Сначала мы исследуем изменения, происходящие на биологическом уровне вследствие генетических нарушений. Установив их, мы можем влиять на нарушенные биологические механизмы и пытаться восстанавливать их. И это уже происходит.

Например, при синдроме ломкой Х-хромосомы препараты группы статинов, а также селективные ингибиторы вторичного захвата серотонина (например, сертралин) дают улучшения поведения и подталкивают развитие речи.

В лечении эпилепсии при аутизме работают препараты каннабиса — об этом расскажет на конференции в Москве мой коллега из Израиля доктор Илан Линдер.

Важно понимать, что все то новое, что мы узнаем об этиологии, то есть о причинах аутизма — это всегда прорыв, потому что — пусть и не сразу и не напрямую — ведет к созданию терапии через понимание того, какие биологические механизмы нарушены.

Я понимаю, что родители очень ждут лекарства, но лекарство — это не только медикамент. Нельзя недооценивать в лечении аутизма значения поведенческих подходов, логопедии, психологии.

— Марина, я уверена, что ваш доклад на Конференции в Москве будет очень интересным. Это первая ваша конференция у нас в стране, или вам уже приходилось выступать перед российской аудиторией?

Я уже выступала на Московской конференции по аутизму в 2014 году и осталась в восторге от того, как она была организована, от того, сколько людей собралось для обсуждения путей помощи детям с аутизмом.

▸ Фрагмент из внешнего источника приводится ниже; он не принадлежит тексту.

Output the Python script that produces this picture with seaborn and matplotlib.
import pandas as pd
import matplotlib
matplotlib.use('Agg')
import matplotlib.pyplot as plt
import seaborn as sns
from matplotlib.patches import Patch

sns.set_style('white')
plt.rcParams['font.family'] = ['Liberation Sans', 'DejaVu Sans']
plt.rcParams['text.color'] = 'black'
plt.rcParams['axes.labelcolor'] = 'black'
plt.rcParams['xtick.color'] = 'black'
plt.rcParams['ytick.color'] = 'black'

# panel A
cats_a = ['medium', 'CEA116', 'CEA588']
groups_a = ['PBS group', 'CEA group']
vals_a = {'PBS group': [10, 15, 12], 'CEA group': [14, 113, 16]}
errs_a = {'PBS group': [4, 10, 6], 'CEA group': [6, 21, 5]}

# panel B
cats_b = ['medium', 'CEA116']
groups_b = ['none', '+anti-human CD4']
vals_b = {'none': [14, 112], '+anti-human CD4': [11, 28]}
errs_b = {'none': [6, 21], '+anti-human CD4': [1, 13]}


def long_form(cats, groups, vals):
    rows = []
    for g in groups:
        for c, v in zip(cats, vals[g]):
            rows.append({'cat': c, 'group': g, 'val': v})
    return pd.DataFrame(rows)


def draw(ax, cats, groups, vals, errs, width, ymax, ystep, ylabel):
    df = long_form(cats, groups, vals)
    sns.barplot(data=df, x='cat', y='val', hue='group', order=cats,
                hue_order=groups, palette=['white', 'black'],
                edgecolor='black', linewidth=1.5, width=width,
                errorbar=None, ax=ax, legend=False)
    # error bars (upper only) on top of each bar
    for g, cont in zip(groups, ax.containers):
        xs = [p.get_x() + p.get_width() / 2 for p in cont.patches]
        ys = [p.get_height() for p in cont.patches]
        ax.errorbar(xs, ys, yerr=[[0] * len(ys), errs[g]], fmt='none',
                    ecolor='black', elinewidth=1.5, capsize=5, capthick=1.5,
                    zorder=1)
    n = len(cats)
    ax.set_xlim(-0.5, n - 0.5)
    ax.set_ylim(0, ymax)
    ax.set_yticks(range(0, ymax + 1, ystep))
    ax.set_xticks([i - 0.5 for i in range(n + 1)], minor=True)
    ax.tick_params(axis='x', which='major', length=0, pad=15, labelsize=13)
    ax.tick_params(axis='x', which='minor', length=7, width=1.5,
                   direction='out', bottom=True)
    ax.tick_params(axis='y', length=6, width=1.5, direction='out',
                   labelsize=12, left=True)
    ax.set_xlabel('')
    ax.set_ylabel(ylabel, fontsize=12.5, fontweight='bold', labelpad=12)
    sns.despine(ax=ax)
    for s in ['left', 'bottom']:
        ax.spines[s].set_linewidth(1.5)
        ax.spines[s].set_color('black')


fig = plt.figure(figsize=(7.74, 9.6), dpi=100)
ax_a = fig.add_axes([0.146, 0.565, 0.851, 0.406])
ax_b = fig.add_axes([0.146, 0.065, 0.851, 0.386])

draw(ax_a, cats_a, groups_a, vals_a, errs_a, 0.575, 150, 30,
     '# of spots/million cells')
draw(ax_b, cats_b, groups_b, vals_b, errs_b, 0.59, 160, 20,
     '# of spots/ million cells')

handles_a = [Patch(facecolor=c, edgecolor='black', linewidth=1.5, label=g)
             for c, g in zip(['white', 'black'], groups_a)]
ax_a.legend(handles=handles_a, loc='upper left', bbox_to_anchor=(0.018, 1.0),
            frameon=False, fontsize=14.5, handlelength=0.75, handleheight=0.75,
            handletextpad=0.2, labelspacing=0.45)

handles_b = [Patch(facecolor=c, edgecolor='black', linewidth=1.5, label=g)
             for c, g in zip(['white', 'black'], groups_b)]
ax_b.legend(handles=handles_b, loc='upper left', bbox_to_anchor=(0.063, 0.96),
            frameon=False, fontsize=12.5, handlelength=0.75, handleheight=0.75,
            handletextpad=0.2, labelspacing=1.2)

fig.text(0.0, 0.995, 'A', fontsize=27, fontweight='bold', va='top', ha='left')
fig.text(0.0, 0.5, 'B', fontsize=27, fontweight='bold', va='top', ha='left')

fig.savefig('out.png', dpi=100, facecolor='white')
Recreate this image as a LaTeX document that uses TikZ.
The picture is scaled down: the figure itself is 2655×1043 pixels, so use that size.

Я училась медицине в 80-е годы в Риге, тогда мы еще были одной страной, и я мечтала о том, как здорово было бы учиться в Москве. Я очень люблю этот город.

Удивительным образом моя мечта сбылась, хотя и в несколько измененном виде: я оказалась в Москве уже опытным специалистом, который стоит на сцене и делится накопленной информацией с аудиторией. С нетерпением жду новой поездки и возможности выступить на вашей замечательной конференции.